Feds remove regulatory barriers to trade, hope provinces will follow suit
By Joan BrydenIndustry Government construction Feds government Interprovincial trade regulation trade Trucking
Intergovernmental Affairs Minister Dominic LeBlanc said the federal government is focusing on areas where it can act quickly to remove regulatory hurdles.
OTTAWA—The federal government is taking immediate steps to remove some regulatory barriers to trade across the country, hoping to persuade provinces to follow its example.
For starters, it is making the national building code available for free, making it easier for the construction industry to access a single, standardized set of rules which the feds hope the provinces will adopt.

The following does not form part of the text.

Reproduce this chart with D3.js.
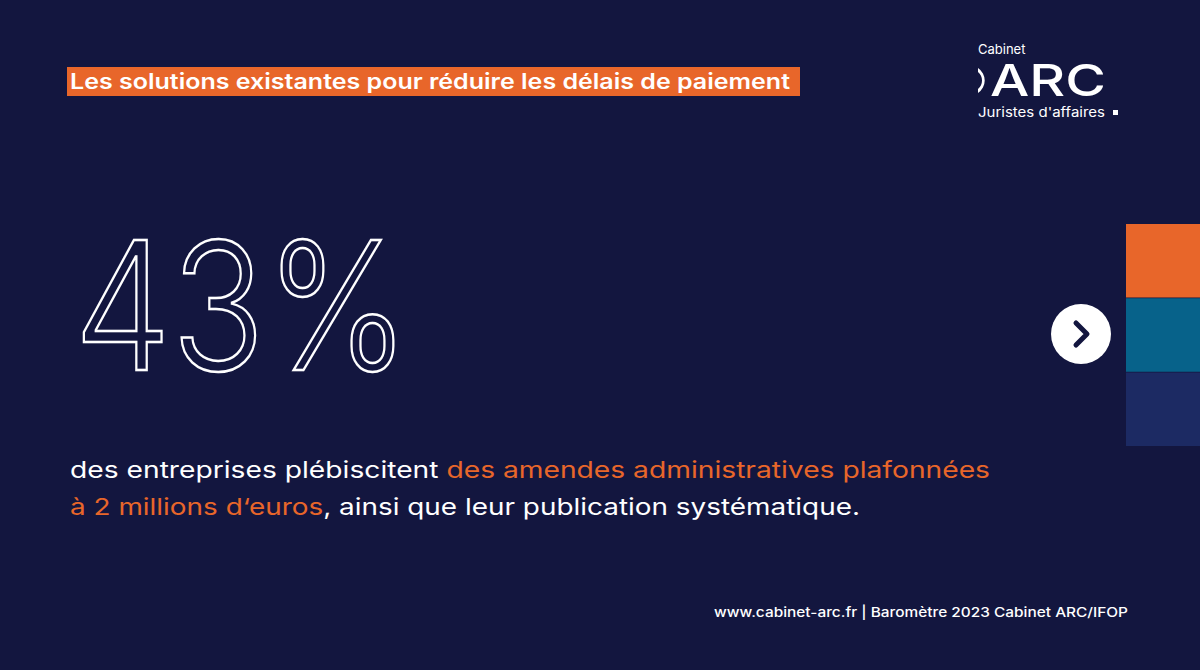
<!DOCTYPE html>
<html><head><meta charset="utf-8">
<script src="https://cdn.jsdelivr.net/npm/d3@7"></script>
<style>body{margin:0;background:#13163f}svg{display:block}</style>
</head><body>
<svg id="c" width="1200" height="670"></svg>
<script>
var title = 'Les solutions existantes pour réduire les délais de paiement';
var value = 43;
var line1 = [['des entreprises plébiscitent ', false], ['des amendes administratives plafonnées', true]];
var line2 = [['à 2 millions d‘euros', true], [', ainsi que leur publication systématique.', false]];
var footer = 'www.cabinet-arc.fr | Baromètre 2023 Cabinet ARC/IFOP';
var sideColors = ['#e8662a', '#07628a', '#1c2a63'];

var orange = '#e8662a';
var svg = d3.select('#c');
svg.append('rect').attr('width', 1200).attr('height', 670).attr('fill', '#13163f');

// title with orange box
svg.append('rect').attr('x', 67).attr('y', 67).attr('width', 733).attr('height', 29).attr('fill', orange);
svg.append('text').attr('x', 70).attr('y', 89).attr('fill', '#fff')
    .attr('textLength', 720).attr('lengthAdjust', 'spacingAndGlyphs')
    .style('font', '600 21px Inter, sans-serif').text(title);

// logo
var logo = svg.append('g').attr('fill', '#fff').style('font-family', 'Inter, sans-serif');
logo.append('text').attr('x', 978).attr('y', 54).style('font-size', '13px').text('Cabinet');
logo.append('text').attr('x', 990).attr('y', 96).style('font-size', '44px').style('font-weight', 500)
    .attr('textLength', 116).attr('lengthAdjust', 'spacingAndGlyphs').text('ARC');
logo.append('path').attr('d', 'M978,68 A15,15 0 0 1 978,93 L978,89 A11,11 0 0 0 978,72 Z');
logo.append('text').attr('x', 978).attr('y', 117).style('font-size', '13px')
    .attr('textLength', 127).attr('lengthAdjust', 'spacingAndGlyphs').text("Juristes d'affaires");
logo.append('rect').attr('x', 1113).attr('y', 110).attr('width', 5).attr('height', 5);

// big outlined number
svg.append('text').attr('x', 74).attr('y', 370)
    .attr('fill', 'none').attr('stroke', '#fff').attr('stroke-width', 2.5)
    .attr('textLength', 336).attr('lengthAdjust', 'spacingAndGlyphs')
    .style('font', '300 178px Inter, sans-serif')
    .text(value + '%');

// side blocks
var y = d3.scaleBand().domain(d3.range(sideColors.length)).range([224, 446]).paddingInner(0.01);
svg.selectAll('rect.side').data(sideColors).enter().append('rect').attr('class', 'side')
    .attr('x', 1126).attr('width', 74).attr('y', function (d, i) { return y(i); })
    .attr('height', y.bandwidth()).attr('fill', function (d) { return d; });

// arrow button
svg.append('circle').attr('cx', 1081).attr('cy', 334).attr('r', 30).attr('fill', '#fff');
svg.append('path').attr('d', 'M1076,323 L1087,334 L1076,345').attr('fill', 'none')
    .attr('stroke', '#13163f').attr('stroke-width', 5).attr('stroke-linecap', 'round').attr('stroke-linejoin', 'round');

// body text
[[line1, 478, 920], [line2, 515, 790]].forEach(function (l) {
    var t = svg.append('text').attr('x', 70).attr('y', l[1]).attr('fill', '#fff')
        .attr('textLength', l[2]).attr('lengthAdjust', 'spacingAndGlyphs')
        .style('font', '400 23px Inter, sans-serif');
    t.selectAll('tspan').data(l[0]).enter().append('tspan')
        .attr('fill', function (d) { return d[1] ? orange : '#fff'; })
        .text(function (d) { return d[0]; });
});

svg.append('text').attr('x', 714).attr('y', 617).attr('fill', '#fff')
    .attr('textLength', 414).attr('lengthAdjust', 'spacingAndGlyphs')
    .style('font', '500 13px Inter, sans-serif').text(footer);
</script>
</body></html>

Until now, downloading the code has cost $350 and provinces have imposed a patchwork of different rules and interpretations on top.
Intergovernmental Affairs Minister Dominic LeBlanc says the move was inspired by Australia, which saw $1 billion worth of additional economic activity after getting its state governments to harmonize their building codes and drop the fee for accessing them.
“The faster we can get to a national building code, a standardized building code, the better it will be for that whole sector to reduce costs and grow their businesses,” LeBlanc said in an interview Wednesday.
The move comes as Prime Minister Justin Trudeau is preparing to hold a first ministers’ meeting next week, at which eliminating interprovincial trade barriers is high on the agenda.
“I’ve been saying to provincial governments that we want to come to the conversation having identified the federal barriers because I don’t pretend that they’re exclusively provincial,” said LeBlanc.
LeBlanc said the federal government is focusing on areas where it can act quickly to remove regulatory hurdles that impede trade between provinces and territories and add unnecessary costs to businesses.
Besides making the building code free, the government is amending federal energy-efficiency regulations for household appliances, clarifying food labelling rules and modernizing meat inspection regulations.
And it is expanding the federal definition of what constitutes vodka to include vodka made from something other than potatoes or grain. The current definition has meant that a Nova Scotia or Manitoba micro-distillery that makes vodka from apples can’t label it and sell it in other provinces as vodka.
“There are dozens of examples like that that we’re trying to eliminate federally, quickly because it gives us I think a better story to tell when we’re asking provinces to do their part,” LeBlanc said.
At next week’s first ministers’ meeting, he said the federal government will propose movement in other areas, particularly in the trucking industry and food inspection.
Trade between provinces and territories accounts for 20 per cent of Canada’s economic activity, worth $370 billion a year. LeBlanc said studies by the Bank of Canada and others have estimated that removing interprovincial trade barriers would add up to 2 percentage points to Canada’s economic growth rate—equivalent to the projected economic benefit of Canada’s recently concluded free trade agreement with the European Union.
“But we shouldn’t kid ourselves,” LeBlanc added. “That requires major and significant movement and, frankly, what we’re proposing is just a series of initial steps.”
Barriers to the free flow of booze across provincial borders is probably the most difficult internal trade nut to crack and LeBlanc said the federal government is exploring what it can do to encourage provinces to eliminate those barriers. One option, he said, would be to set up an electronic platform that would facilitate direct-to-consumer online sales of wine, beer and alcohol, while ensuring that each participating province gets its share of tax revenue.
“We can’t impose that … but if enough of (the provinces) say, ‘You know what, let’s try this for three years and see how it would work,’ we think it could be part of improving consumer choice.”